▸ **Your objective**
Restate the opening lines of the material below word for word, stopping after the line that contains "Chart.register(...registerables);".

▸ **Data lines**
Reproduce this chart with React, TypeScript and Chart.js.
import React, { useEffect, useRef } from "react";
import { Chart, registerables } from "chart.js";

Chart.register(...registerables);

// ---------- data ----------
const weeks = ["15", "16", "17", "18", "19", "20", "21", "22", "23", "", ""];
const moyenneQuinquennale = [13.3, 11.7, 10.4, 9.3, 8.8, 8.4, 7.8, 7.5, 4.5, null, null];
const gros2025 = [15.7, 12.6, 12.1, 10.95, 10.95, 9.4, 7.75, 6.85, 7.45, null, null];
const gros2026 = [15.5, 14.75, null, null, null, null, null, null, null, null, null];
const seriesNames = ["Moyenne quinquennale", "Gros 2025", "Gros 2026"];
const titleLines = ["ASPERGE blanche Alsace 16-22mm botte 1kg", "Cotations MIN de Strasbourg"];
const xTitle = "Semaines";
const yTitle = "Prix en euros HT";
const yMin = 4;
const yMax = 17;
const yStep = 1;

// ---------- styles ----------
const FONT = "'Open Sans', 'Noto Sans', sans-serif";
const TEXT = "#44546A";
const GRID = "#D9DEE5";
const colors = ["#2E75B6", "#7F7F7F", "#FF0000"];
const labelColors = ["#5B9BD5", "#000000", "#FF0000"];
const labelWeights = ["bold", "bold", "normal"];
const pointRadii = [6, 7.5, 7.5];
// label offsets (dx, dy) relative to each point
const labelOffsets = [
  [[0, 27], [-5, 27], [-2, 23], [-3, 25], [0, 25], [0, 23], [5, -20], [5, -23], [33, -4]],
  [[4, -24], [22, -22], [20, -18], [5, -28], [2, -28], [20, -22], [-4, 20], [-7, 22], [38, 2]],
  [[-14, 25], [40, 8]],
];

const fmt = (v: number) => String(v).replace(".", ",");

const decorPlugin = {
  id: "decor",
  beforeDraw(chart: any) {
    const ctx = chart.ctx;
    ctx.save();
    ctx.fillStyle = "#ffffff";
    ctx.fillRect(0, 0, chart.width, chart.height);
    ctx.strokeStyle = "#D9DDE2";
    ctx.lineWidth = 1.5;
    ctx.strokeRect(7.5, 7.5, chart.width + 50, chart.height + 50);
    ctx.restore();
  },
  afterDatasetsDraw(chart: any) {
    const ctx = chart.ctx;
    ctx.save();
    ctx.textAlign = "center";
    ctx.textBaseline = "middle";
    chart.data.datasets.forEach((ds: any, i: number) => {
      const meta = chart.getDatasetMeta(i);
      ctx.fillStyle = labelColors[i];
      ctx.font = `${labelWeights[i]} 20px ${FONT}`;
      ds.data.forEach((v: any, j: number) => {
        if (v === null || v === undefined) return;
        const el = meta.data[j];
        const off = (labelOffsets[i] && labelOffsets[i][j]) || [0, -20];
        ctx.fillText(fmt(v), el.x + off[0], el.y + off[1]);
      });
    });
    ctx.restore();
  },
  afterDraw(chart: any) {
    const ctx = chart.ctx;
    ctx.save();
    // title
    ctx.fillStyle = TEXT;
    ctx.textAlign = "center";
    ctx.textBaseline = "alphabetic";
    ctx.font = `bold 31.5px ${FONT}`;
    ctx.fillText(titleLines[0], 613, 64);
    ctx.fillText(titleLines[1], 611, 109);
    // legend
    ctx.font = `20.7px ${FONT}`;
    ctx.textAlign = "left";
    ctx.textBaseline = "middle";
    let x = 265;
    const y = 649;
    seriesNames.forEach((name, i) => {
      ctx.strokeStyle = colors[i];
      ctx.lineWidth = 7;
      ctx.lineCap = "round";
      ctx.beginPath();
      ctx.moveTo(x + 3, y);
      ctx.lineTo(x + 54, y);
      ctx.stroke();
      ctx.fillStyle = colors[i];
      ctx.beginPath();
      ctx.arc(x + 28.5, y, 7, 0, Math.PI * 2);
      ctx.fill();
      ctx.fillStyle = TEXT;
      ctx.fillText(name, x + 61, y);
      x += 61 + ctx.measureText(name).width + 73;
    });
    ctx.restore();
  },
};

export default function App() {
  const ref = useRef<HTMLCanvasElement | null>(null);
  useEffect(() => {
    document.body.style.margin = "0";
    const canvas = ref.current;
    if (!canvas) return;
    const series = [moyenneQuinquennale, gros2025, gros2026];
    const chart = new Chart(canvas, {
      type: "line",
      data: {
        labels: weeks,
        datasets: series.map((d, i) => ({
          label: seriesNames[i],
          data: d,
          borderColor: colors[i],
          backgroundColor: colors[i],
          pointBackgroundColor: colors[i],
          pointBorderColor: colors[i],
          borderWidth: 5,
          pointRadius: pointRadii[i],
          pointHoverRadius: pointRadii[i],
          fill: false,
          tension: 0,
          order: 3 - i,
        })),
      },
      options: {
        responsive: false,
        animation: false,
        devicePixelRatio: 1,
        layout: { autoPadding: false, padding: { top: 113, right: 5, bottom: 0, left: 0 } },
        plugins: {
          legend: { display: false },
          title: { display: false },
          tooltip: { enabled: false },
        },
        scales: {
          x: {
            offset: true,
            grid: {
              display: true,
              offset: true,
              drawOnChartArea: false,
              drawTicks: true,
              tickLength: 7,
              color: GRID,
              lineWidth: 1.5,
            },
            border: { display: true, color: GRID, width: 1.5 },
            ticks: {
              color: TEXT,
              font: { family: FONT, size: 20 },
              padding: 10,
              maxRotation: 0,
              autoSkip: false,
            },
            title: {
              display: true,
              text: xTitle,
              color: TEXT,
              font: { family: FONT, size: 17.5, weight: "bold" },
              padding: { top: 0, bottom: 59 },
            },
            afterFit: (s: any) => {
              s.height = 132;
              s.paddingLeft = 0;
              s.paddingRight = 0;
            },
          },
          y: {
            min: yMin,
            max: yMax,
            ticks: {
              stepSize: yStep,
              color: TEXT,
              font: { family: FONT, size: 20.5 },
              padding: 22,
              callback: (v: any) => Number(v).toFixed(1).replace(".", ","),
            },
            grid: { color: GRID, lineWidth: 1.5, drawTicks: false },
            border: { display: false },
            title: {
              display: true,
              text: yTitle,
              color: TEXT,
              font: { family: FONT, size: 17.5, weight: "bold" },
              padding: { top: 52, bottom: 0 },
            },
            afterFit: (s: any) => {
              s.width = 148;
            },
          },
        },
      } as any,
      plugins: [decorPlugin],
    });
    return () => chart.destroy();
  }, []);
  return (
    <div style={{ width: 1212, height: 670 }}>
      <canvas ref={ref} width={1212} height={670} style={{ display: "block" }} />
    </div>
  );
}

▸ **Answer below**
Reproduce this chart with React, TypeScript and Chart.js.
import React, { useEffect, useRef } from "react";
import { Chart, registerables } from "chart.js";

Chart.register(...registerables);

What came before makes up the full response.